▶ **WORK TO DO**:
Reproduce each line of the material exactly, minus any picture.

▶ **DATASET SECTION**:
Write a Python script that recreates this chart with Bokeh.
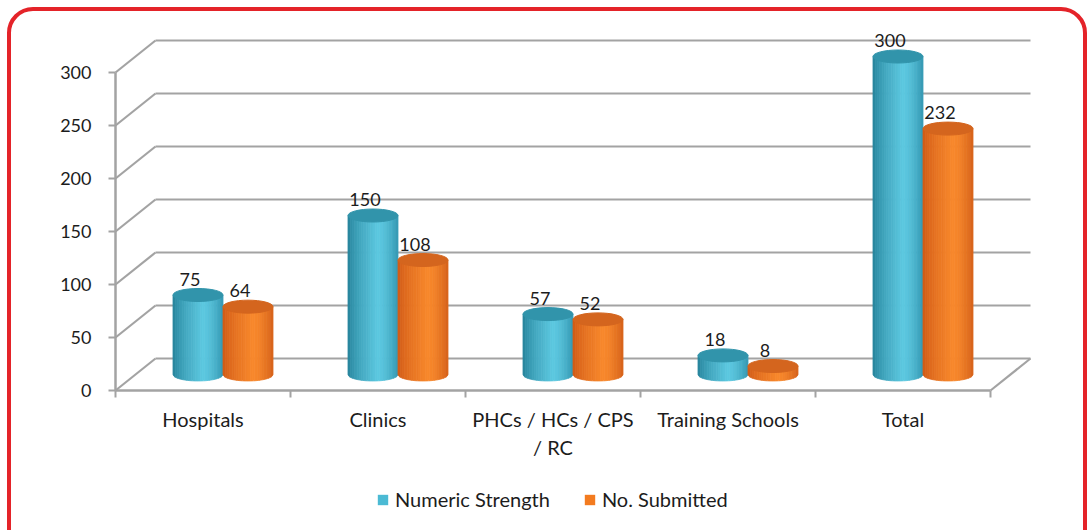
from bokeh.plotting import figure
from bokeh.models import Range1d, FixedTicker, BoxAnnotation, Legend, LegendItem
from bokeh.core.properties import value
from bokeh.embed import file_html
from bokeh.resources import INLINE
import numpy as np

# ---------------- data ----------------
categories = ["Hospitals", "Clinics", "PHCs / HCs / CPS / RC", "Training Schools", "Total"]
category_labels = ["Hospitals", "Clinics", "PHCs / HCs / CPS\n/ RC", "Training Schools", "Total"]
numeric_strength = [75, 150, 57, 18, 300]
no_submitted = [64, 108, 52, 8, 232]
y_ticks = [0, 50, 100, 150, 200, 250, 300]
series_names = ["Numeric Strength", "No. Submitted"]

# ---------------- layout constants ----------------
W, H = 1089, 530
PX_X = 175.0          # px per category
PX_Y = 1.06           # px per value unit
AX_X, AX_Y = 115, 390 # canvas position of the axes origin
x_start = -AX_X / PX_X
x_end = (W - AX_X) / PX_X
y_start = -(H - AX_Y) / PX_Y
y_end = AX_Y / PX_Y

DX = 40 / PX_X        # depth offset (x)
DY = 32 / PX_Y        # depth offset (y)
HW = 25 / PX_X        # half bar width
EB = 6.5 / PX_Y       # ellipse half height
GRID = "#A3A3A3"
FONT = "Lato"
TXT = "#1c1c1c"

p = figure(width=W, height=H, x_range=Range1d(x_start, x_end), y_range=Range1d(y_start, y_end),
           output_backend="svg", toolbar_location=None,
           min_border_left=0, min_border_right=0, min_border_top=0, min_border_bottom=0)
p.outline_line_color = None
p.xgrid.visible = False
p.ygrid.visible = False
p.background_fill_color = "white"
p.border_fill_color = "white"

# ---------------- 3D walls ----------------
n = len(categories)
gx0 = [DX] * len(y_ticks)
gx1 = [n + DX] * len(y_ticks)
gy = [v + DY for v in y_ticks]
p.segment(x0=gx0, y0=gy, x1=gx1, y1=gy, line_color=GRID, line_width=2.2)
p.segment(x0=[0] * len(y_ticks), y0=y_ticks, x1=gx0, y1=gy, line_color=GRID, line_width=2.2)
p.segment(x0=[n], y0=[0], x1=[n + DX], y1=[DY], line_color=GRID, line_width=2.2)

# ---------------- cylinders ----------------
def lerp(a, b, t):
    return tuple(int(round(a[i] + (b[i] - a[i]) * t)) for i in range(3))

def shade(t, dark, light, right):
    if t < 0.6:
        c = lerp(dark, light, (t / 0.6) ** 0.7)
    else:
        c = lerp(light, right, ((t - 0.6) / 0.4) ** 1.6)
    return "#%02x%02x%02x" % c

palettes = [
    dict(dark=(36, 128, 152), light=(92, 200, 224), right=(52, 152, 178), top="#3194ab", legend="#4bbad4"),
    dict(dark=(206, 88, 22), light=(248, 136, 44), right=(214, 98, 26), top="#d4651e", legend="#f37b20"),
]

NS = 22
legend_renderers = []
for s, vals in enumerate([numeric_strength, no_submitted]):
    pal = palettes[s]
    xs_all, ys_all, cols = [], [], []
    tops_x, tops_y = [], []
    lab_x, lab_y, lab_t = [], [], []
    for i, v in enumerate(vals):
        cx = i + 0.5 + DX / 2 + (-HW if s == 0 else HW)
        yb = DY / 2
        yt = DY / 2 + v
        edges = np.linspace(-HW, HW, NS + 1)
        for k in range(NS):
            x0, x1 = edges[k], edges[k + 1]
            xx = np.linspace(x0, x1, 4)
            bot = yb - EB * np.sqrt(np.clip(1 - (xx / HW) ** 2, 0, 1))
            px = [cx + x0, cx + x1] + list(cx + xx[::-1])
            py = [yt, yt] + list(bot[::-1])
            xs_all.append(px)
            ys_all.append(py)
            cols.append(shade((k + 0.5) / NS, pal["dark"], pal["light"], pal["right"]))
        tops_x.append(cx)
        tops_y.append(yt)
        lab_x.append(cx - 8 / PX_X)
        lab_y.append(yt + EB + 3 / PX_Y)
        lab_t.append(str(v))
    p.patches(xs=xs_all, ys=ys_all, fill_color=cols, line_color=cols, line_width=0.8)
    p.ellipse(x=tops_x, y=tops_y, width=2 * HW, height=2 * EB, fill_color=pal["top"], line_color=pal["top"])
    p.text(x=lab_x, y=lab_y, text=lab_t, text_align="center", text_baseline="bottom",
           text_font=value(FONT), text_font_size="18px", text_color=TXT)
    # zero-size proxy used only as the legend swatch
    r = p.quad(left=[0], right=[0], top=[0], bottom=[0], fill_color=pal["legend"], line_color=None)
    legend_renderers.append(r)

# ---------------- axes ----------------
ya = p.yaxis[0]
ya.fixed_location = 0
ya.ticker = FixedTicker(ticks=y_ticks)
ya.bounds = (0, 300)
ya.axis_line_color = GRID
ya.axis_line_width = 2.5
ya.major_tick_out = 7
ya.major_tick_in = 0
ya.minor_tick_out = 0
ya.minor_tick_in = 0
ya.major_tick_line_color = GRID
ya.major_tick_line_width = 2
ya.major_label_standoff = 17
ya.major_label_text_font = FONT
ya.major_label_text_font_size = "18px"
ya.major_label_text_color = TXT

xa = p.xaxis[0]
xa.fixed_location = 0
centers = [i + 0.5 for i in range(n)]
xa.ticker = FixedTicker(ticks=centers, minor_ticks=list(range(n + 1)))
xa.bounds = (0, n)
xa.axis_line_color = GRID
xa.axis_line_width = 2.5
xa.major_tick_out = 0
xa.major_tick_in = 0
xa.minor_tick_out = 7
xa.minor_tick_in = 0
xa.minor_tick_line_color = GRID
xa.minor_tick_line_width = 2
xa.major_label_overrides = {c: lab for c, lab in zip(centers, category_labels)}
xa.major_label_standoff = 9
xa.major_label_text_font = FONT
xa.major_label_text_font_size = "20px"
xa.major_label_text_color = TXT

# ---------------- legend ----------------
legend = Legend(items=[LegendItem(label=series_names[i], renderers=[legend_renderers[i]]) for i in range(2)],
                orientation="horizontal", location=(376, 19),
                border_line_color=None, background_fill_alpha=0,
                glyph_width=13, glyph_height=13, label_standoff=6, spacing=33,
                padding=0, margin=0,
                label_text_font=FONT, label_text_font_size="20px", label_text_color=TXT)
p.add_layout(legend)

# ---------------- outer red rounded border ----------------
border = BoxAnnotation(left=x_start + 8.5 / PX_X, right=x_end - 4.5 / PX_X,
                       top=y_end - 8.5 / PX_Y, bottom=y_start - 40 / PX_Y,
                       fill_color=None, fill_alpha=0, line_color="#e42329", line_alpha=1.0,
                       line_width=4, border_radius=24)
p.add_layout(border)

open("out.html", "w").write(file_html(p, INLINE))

▶ **ANSWER**:
Write a Python script that recreates this chart with Bokeh.
from bokeh.plotting import figure
from bokeh.models import Range1d, FixedTicker, BoxAnnotation, Legend, LegendItem
from bokeh.core.properties import value
from bokeh.embed import file_html
from bokeh.resources import INLINE
import numpy as np

# ---------------- data ----------------
categories = ["Hospitals", "Clinics", "PHCs / HCs / CPS / RC", "Training Schools", "Total"]
category_labels = ["Hospitals", "Clinics", "PHCs / HCs / CPS\n/ RC", "Training Schools", "Total"]
numeric_strength = [75, 150, 57, 18, 300]
no_submitted = [64, 108, 52, 8, 232]
y_ticks = [0, 50, 100, 150, 200, 250, 300]
series_names = ["Numeric Strength", "No. Submitted"]

# ---------------- layout constants ----------------
W, H = 1089, 530
PX_X = 175.0          # px per category
PX_Y = 1.06           # px per value unit
AX_X, AX_Y = 115, 390 # canvas position of the axes origin
x_start = -AX_X / PX_X
x_end = (W - AX_X) / PX_X
y_start = -(H - AX_Y) / PX_Y
y_end = AX_Y / PX_Y

DX = 40 / PX_X        # depth offset (x)
DY = 32 / PX_Y        # depth offset (y)
HW = 25 / PX_X        # half bar width
EB = 6.5 / PX_Y       # ellipse half height
GRID = "#A3A3A3"
FONT = "Lato"
TXT = "#1c1c1c"

p = figure(width=W, height=H, x_range=Range1d(x_start, x_end), y_range=Range1d(y_start, y_end),
           output_backend="svg", toolbar_location=None,
           min_border_left=0, min_border_right=0, min_border_top=0, min_border_bottom=0)
p.outline_line_color = None
p.xgrid.visible = False
p.ygrid.visible = False
p.background_fill_color = "white"
p.border_fill_color = "white"

# ---------------- 3D walls ----------------
n = len(categories)
gx0 = [DX] * len(y_ticks)
gx1 = [n + DX] * len(y_ticks)
gy = [v + DY for v in y_ticks]
p.segment(x0=gx0, y0=gy, x1=gx1, y1=gy, line_color=GRID, line_width=2.2)
p.segment(x0=[0] * len(y_ticks), y0=y_ticks, x1=gx0, y1=gy, line_color=GRID, line_width=2.2)
p.segment(x0=[n], y0=[0], x1=[n + DX], y1=[DY], line_color=GRID, line_width=2.2)

# ---------------- cylinders ----------------
def lerp(a, b, t):
    return tuple(int(round(a[i] + (b[i] - a[i]) * t)) for i in range(3))

def shade(t, dark, light, right):
    if t < 0.6:
        c = lerp(dark, light, (t / 0.6) ** 0.7)
    else:
        c = lerp(light, right, ((t - 0.6) / 0.4) ** 1.6)
    return "#%02x%02x%02x" % c

palettes = [
    dict(dark=(36, 128, 152), light=(92, 200, 224), right=(52, 152, 178), top="#3194ab", legend="#4bbad4"),
    dict(dark=(206, 88, 22), light=(248, 136, 44), right=(214, 98, 26), top="#d4651e", legend="#f37b20"),
]

NS = 22
legend_renderers = []
for s, vals in enumerate([numeric_strength, no_submitted]):
    pal = palettes[s]
    xs_all, ys_all, cols = [], [], []
    tops_x, tops_y = [], []
    lab_x, lab_y, lab_t = [], [], []
    for i, v in enumerate(vals):
        cx = i + 0.5 + DX / 2 + (-HW if s == 0 else HW)
        yb = DY / 2
        yt = DY / 2 + v
        edges = np.linspace(-HW, HW, NS + 1)
        for k in range(NS):
            x0, x1 = edges[k], edges[k + 1]
            xx = np.linspace(x0, x1, 4)
            bot = yb - EB * np.sqrt(np.clip(1 - (xx / HW) ** 2, 0, 1))
            px = [cx + x0, cx + x1] + list(cx + xx[::-1])
            py = [yt, yt] + list(bot[::-1])
            xs_all.append(px)
            ys_all.append(py)
            cols.append(shade((k + 0.5) / NS, pal["dark"], pal["light"], pal["right"]))
        tops_x.append(cx)
        tops_y.append(yt)
        lab_x.append(cx - 8 / PX_X)
        lab_y.append(yt + EB + 3 / PX_Y)
        lab_t.append(str(v))
    p.patches(xs=xs_all, ys=ys_all, fill_color=cols, line_color=cols, line_width=0.8)
    p.ellipse(x=tops_x, y=tops_y, width=2 * HW, height=2 * EB, fill_color=pal["top"], line_color=pal["top"])
    p.text(x=lab_x, y=lab_y, text=lab_t, text_align="center", text_baseline="bottom",
           text_font=value(FONT), text_font_size="18px", text_color=TXT)
    # zero-size proxy used only as the legend swatch
    r = p.quad(left=[0], right=[0], top=[0], bottom=[0], fill_color=pal["legend"], line_color=None)
    legend_renderers.append(r)

# ---------------- axes ----------------
ya = p.yaxis[0]
ya.fixed_location = 0
ya.ticker = FixedTicker(ticks=y_ticks)
ya.bounds = (0, 300)
ya.axis_line_color = GRID
ya.axis_line_width = 2.5
ya.major_tick_out = 7
ya.major_tick_in = 0
ya.minor_tick_out = 0
ya.minor_tick_in = 0
ya.major_tick_line_color = GRID
ya.major_tick_line_width = 2
ya.major_label_standoff = 17
ya.major_label_text_font = FONT
ya.major_label_text_font_size = "18px"
ya.major_label_text_color = TXT

xa = p.xaxis[0]
xa.fixed_location = 0
centers = [i + 0.5 for i in range(n)]
xa.ticker = FixedTicker(ticks=centers, minor_ticks=list(range(n + 1)))
xa.bounds = (0, n)
xa.axis_line_color = GRID
xa.axis_line_width = 2.5
xa.major_tick_out = 0
xa.major_tick_in = 0
xa.minor_tick_out = 7
xa.minor_tick_in = 0
xa.minor_tick_line_color = GRID
xa.minor_tick_line_width = 2
xa.major_label_overrides = {c: lab for c, lab in zip(centers, category_labels)}
xa.major_label_standoff = 9
xa.major_label_text_font = FONT
xa.major_label_text_font_size = "20px"
xa.major_label_text_color = TXT

# ---------------- legend ----------------
legend = Legend(items=[LegendItem(label=series_names[i], renderers=[legend_renderers[i]]) for i in range(2)],
                orientation="horizontal", location=(376, 19),
                border_line_color=None, background_fill_alpha=0,
                glyph_width=13, glyph_height=13, label_standoff=6, spacing=33,
                padding=0, margin=0,
                label_text_font=FONT, label_text_font_size="20px", label_text_color=TXT)
p.add_layout(legend)

# ---------------- outer red rounded border ----------------
border = BoxAnnotation(left=x_start + 8.5 / PX_X, right=x_end - 4.5 / PX_X,
                       top=y_end - 8.5 / PX_Y, bottom=y_start - 40 / PX_Y,
                       fill_color=None, fill_alpha=0, line_color="#e42329", line_alpha=1.0,
                       line_width=4, border_radius=24)
p.add_layout(border)

open("out.html", "w").write(file_html(p, INLINE))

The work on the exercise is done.